__WHAT YOU NEED TO DO__: Copy the data exactly from the line that contains "Generate a Python" through the line that contains "from matplotlib import font_manager", keeping both end lines and leaving out everything else.

__Charts and diagrams as code__:

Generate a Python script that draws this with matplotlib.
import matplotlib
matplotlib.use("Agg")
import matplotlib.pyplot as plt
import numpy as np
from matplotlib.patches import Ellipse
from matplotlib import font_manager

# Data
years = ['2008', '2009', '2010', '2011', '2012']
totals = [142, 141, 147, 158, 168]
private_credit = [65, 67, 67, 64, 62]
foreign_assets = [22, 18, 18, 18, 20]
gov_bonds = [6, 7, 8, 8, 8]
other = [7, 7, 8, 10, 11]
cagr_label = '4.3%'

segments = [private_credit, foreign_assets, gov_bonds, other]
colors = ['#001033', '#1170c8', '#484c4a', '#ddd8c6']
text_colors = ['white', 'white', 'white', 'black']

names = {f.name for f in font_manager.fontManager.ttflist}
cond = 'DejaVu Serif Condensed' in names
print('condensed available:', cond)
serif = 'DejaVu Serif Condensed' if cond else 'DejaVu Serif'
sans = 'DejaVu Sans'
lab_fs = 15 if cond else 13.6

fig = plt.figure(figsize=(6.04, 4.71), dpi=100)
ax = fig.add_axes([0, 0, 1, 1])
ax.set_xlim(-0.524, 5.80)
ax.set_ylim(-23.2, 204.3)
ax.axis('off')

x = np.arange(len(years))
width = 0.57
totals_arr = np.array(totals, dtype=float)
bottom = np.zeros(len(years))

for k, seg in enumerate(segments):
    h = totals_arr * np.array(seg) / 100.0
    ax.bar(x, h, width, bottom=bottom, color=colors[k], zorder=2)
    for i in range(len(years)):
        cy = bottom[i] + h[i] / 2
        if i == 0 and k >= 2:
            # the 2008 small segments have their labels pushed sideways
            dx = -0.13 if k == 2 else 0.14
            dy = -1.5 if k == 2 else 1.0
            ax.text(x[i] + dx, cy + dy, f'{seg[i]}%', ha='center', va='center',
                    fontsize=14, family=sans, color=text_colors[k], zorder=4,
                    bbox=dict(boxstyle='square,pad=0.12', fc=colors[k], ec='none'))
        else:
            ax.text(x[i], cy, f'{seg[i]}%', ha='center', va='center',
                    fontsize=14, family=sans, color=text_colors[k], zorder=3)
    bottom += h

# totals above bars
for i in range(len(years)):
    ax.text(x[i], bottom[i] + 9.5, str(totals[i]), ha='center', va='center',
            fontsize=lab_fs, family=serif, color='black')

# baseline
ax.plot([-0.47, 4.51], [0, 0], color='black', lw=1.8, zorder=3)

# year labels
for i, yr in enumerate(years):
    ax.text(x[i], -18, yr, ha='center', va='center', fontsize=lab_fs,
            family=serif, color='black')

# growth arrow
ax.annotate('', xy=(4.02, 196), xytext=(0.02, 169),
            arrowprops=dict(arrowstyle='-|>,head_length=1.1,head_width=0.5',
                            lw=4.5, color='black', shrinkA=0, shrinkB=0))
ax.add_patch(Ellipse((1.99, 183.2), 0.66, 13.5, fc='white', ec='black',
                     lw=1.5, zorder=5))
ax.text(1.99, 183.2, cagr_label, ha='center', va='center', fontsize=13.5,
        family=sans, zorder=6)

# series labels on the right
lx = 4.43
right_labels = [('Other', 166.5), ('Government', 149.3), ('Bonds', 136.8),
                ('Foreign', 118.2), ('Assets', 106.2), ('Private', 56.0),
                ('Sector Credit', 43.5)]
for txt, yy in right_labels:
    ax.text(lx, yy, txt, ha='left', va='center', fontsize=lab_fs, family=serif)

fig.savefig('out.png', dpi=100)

...

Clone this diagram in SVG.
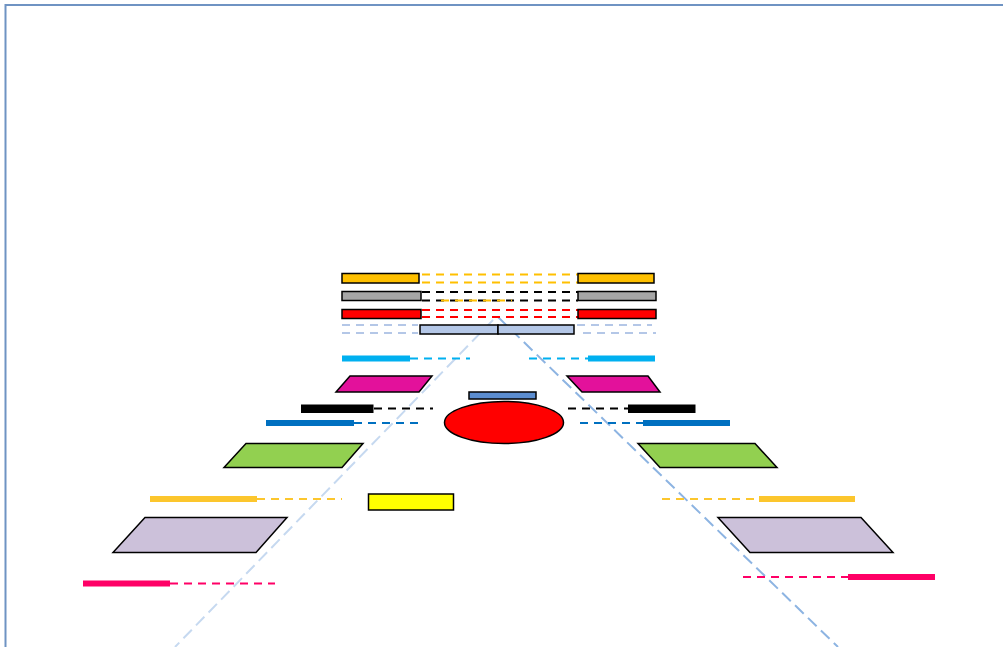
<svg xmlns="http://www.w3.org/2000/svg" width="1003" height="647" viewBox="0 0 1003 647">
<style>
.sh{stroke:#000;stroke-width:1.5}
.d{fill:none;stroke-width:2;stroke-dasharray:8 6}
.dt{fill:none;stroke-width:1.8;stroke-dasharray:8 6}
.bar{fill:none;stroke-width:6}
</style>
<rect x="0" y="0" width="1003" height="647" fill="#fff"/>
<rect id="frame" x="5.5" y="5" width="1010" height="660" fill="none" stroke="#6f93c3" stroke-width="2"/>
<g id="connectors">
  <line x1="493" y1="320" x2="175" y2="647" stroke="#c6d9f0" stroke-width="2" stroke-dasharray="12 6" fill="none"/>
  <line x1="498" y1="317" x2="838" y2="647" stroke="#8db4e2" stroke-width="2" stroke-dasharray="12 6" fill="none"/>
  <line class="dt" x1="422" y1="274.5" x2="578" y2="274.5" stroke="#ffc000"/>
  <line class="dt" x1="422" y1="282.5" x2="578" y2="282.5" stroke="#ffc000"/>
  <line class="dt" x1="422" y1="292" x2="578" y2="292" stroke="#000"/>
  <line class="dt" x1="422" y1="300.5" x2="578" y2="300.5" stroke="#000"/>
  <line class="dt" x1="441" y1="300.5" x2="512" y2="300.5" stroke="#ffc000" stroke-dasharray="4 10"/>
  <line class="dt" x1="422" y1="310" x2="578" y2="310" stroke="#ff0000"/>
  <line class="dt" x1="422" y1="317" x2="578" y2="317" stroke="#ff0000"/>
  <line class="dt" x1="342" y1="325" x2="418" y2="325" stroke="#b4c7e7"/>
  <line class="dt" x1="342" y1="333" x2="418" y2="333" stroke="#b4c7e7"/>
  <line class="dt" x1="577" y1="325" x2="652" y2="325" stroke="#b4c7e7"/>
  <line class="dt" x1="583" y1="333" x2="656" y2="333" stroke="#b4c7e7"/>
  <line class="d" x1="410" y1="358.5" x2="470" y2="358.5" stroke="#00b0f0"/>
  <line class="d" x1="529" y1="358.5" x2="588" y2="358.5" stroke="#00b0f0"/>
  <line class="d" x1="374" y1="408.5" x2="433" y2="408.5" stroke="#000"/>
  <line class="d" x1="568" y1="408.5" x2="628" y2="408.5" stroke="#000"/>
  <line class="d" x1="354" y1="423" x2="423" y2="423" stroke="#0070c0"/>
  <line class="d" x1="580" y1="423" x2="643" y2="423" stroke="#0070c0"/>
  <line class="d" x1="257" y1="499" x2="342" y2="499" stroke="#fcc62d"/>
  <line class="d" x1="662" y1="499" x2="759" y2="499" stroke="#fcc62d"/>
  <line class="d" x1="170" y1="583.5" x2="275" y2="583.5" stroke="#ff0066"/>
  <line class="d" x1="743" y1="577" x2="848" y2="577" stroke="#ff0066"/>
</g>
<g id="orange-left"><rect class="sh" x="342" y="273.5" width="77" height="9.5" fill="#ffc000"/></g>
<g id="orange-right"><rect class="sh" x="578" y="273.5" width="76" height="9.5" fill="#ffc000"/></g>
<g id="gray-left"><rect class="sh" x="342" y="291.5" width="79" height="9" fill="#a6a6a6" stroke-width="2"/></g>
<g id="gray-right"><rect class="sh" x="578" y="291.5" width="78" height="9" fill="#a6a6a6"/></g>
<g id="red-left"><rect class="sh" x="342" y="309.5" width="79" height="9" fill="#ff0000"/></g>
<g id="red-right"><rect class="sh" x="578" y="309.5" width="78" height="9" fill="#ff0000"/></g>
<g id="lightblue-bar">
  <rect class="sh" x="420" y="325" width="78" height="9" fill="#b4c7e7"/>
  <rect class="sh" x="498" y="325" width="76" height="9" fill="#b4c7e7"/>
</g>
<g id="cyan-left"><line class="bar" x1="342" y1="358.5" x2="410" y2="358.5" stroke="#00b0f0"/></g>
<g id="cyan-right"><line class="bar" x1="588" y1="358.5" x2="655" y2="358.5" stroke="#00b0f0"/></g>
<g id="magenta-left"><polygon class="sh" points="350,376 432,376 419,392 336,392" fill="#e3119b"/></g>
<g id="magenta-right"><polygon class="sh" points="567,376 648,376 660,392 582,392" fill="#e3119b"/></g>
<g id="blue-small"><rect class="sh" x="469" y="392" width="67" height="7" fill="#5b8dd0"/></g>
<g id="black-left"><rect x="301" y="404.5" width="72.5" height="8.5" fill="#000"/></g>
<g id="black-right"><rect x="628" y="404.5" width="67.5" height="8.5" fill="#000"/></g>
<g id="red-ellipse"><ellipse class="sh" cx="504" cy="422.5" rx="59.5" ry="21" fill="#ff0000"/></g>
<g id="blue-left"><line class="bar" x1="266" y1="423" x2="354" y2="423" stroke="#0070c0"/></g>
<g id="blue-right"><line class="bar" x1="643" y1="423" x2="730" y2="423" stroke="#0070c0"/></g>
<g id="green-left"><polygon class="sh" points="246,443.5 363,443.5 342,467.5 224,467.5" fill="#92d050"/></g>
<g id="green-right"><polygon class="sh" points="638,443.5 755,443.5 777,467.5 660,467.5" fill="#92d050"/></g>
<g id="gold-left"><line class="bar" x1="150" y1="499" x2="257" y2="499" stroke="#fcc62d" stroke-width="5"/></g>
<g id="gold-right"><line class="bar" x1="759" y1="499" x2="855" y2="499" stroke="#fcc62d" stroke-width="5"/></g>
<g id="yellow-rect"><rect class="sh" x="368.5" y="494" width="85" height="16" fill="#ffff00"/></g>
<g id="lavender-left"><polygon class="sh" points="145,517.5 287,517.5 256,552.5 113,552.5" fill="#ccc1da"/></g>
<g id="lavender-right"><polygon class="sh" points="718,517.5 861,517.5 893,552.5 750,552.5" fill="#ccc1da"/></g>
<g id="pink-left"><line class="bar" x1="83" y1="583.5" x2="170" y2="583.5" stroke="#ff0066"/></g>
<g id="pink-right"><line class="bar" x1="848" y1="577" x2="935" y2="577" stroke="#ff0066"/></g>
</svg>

__EXERCISE RESULT__:
Generate a Python script that draws this with matplotlib.
import matplotlib
matplotlib.use("Agg")
import matplotlib.pyplot as plt
import numpy as np
from matplotlib.patches import Ellipse
from matplotlib import font_manager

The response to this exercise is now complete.